Case ID: mont_139/html/0632-01.html
Source: Caselaw Access Project
Author: {"author": "\n      MR. JUSTICE CASTLES", "license": "Public Domain", "url": "https://static.case.law/"}
Date Created: 2024-08-24T03:29:51.129683

No. 10215.
    JOHN J. TOMICH, Petitioner, v. STATE OF MONTANA and Warden Floyd E. Powell, Respondents.
    Submitted September 21, 1961.
    Decided November 1, 1961.
    366 P.2d 159.
   MR. JUSTICE CASTLES

delivered the Opinion of the Court.

This is an application pro se for writ of habeas corpus of one John J. Tomich, an inmate of the Montana State Prison, together with a petition for a writ subpoena duces tecum, which writ would require the Clerk of the District Court of Cascade County to furnish a transcript including a bill of exceptions on appeal. Previously in June, 1961, and again in September, 1961, this Court has refused to entertain petitions for writs by the same applicant.

A statement of facts included with the application and file of correspondence between the inmate and the Court reveals the following:

The inmate was charged in Cascade County on January 18, 1960, with the crime of burglary in the first degree, together with prior convictions (how many is not revealed). The inmate plead not guilty, was represented by an experienced attorney of his own selection, was tried before a jury, convicted, and sentenced to a term of twenty years.

The sentence was pronounced on January 26, 1960. Counsel for defendant asked and was granted sixty additional days to get out a bill of exceptions. Nothing was done. No notice of appeal was filed prior to Juiy 26, 1960, or ever, for that matter. Under R.C.M.1947, sections 94-8101 to 94-8215, any right of appeal was lost. It appears, too, that the inmate petitioned the District Court of Cascade County for a writ of habeas corpus and production of a transcript containing a bill of exceptions which was denied. Therefore, we deny the motion for a writ requiring a transcript to be prepared.

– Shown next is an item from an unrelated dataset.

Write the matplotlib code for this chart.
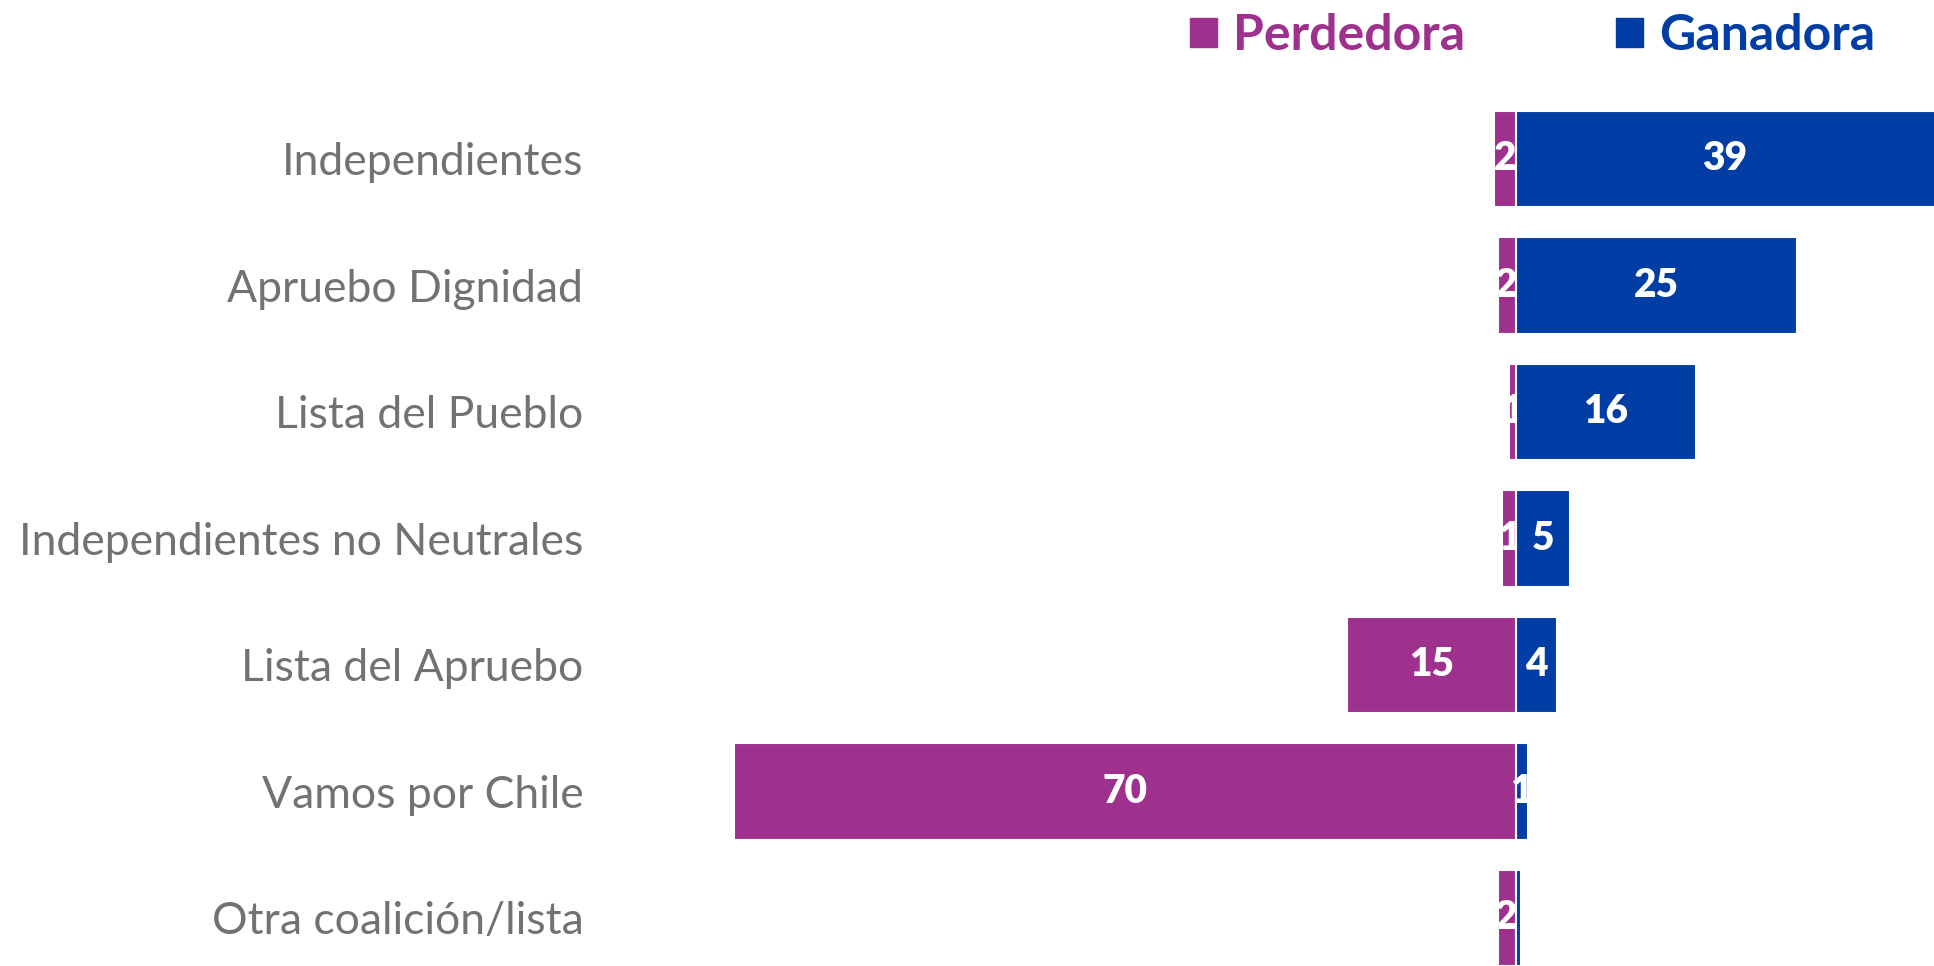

The contentions made in the application for a writ of habeas corpus seem to be these:

(1) That some evidence was admitted during the trial that was obtained by illegal search.
(2) That the evidence was circumstantial and not sufficient to prove guilt beyond a reasonable doubt.
(3) That the charging and proof of prior convictions results in double jeopardy.

As to the first two matters, of course we cannot examine since we have no bill of exceptions nor any appeal at all. However, the petitioner seems to lay emphasis in his statement of fact that he did not take the stand in his own behalf on advice of his counsel, seemingly to suggest that if he had taken the stand he would have been able to show that some evidence admitted had been illegally obtained or that he had an alibi. We, of course, indulge in the presumption that the trial court was correct in its rulings; and, knowing that counsel for the inmate was and is an experienced trial lawyer, will not speculate on the reasons for the tactics of the trial itself. The jury’s verdict and the trial court’s judgment thereon refute any charge now made that there was a lack of evidence sufficient to prove the charge beyond a reasonable doubt.

As to the third matter, recently in Cause No. 10342, In re Petition of Bean, 139 Mont. 625, 365 P.2d 936, this Court again rejected the argument as to double jeopardy because of the charge and proof of prior convictions.

Finding no cause for either a writ for a subpoena duces tecum nor a writ of habeas corpus the application is denied.

MR. CHIEF JUSTICE JAMES T. HARRISON and MR. JUSTICES ADAIR, DOYLE and JOHN C. HARRISON concur.